_RECORDS_
--- BEGIN ---

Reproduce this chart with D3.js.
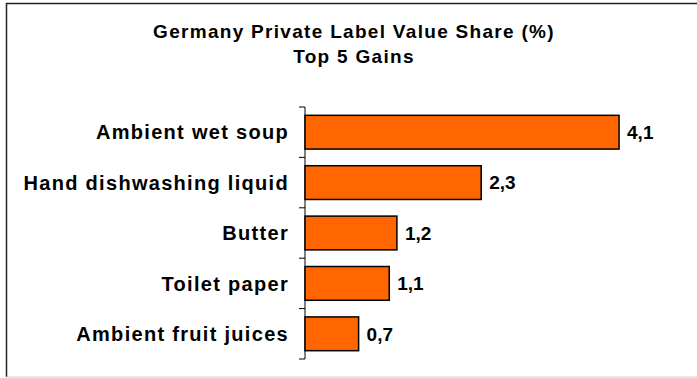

--- END ---
--- BEGIN ---

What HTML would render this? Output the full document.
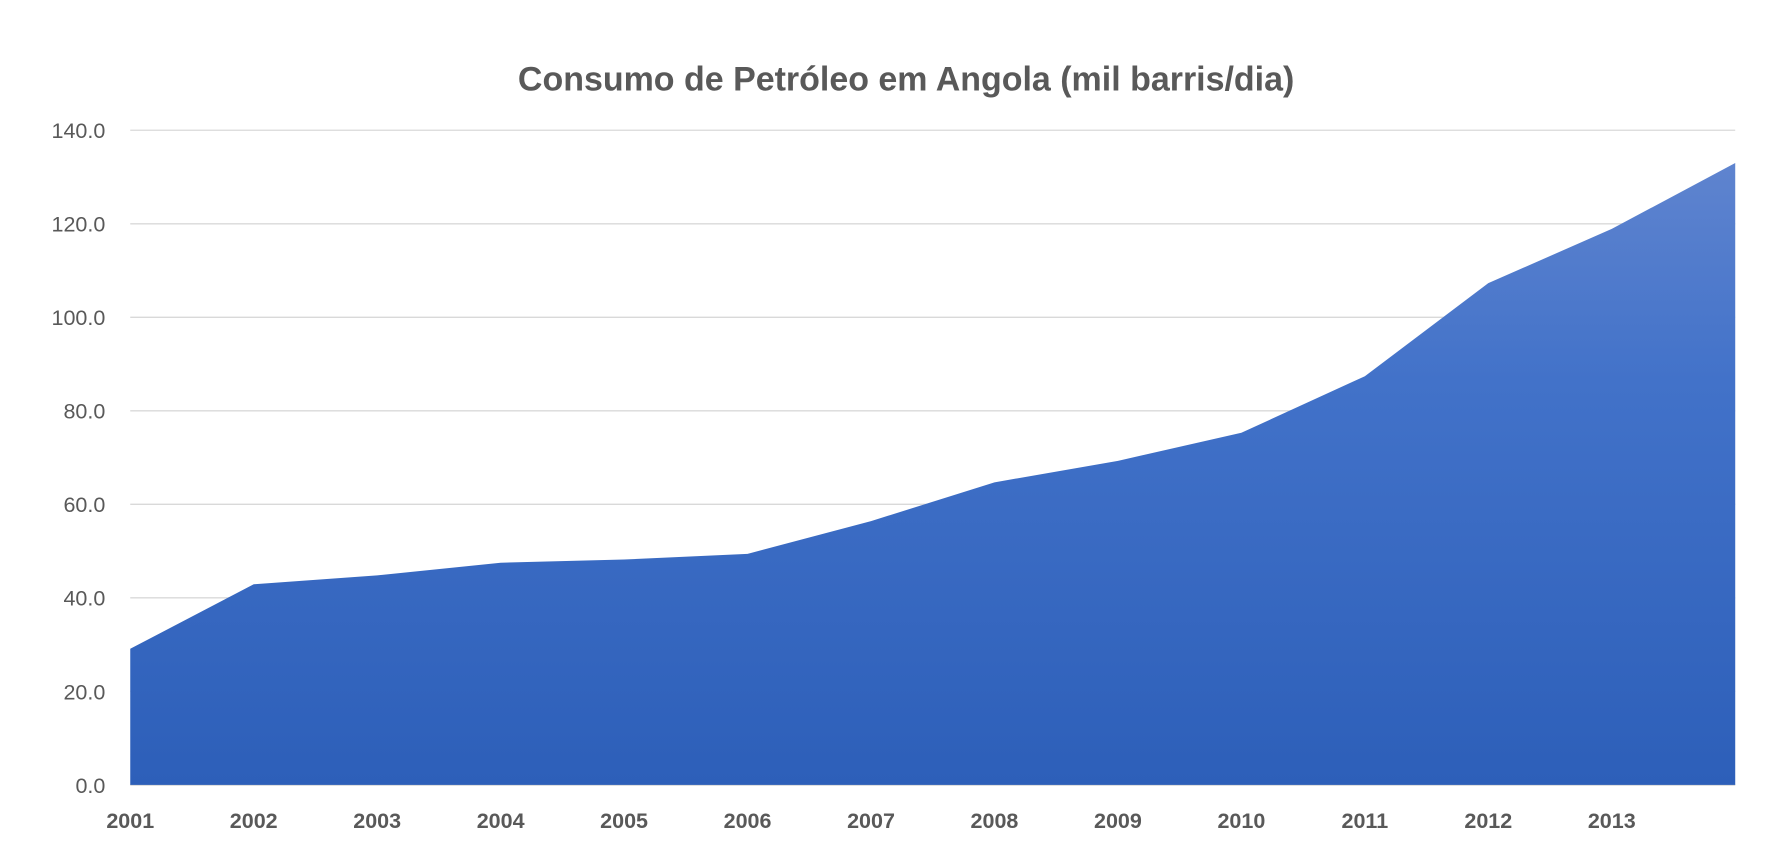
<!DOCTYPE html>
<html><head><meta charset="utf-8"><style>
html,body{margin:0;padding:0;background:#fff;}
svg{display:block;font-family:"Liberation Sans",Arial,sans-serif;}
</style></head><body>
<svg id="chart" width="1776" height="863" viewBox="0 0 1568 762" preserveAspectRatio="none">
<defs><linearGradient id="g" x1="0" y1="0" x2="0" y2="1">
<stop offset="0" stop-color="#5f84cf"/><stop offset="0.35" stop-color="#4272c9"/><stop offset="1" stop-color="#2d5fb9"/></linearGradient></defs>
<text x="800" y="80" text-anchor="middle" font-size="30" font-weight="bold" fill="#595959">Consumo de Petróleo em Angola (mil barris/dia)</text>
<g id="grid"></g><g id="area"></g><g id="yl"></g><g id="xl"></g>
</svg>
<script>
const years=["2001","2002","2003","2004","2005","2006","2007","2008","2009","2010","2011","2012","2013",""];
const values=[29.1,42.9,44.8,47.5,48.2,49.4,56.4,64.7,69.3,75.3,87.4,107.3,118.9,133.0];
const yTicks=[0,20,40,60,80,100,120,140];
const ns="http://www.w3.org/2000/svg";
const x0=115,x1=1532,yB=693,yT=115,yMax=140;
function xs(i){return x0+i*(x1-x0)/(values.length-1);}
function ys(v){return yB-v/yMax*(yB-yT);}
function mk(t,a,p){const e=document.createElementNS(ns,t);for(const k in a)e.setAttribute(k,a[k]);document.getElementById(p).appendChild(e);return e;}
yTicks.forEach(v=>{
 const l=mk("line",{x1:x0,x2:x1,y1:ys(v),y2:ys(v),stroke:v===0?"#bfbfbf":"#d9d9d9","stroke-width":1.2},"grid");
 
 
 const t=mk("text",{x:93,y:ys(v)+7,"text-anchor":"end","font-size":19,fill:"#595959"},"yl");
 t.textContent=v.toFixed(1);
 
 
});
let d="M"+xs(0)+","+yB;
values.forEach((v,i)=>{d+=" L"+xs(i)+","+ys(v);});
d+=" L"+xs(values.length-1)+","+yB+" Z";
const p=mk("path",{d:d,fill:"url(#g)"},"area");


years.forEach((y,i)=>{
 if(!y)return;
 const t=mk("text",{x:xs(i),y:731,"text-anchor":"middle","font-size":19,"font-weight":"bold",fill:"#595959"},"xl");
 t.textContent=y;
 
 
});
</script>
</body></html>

--- END ---

Using the listing above, show every line that includes the string "this".

_THE RESULT_
Reproduce this chart with D3.js.
What HTML would render this? Output the full document.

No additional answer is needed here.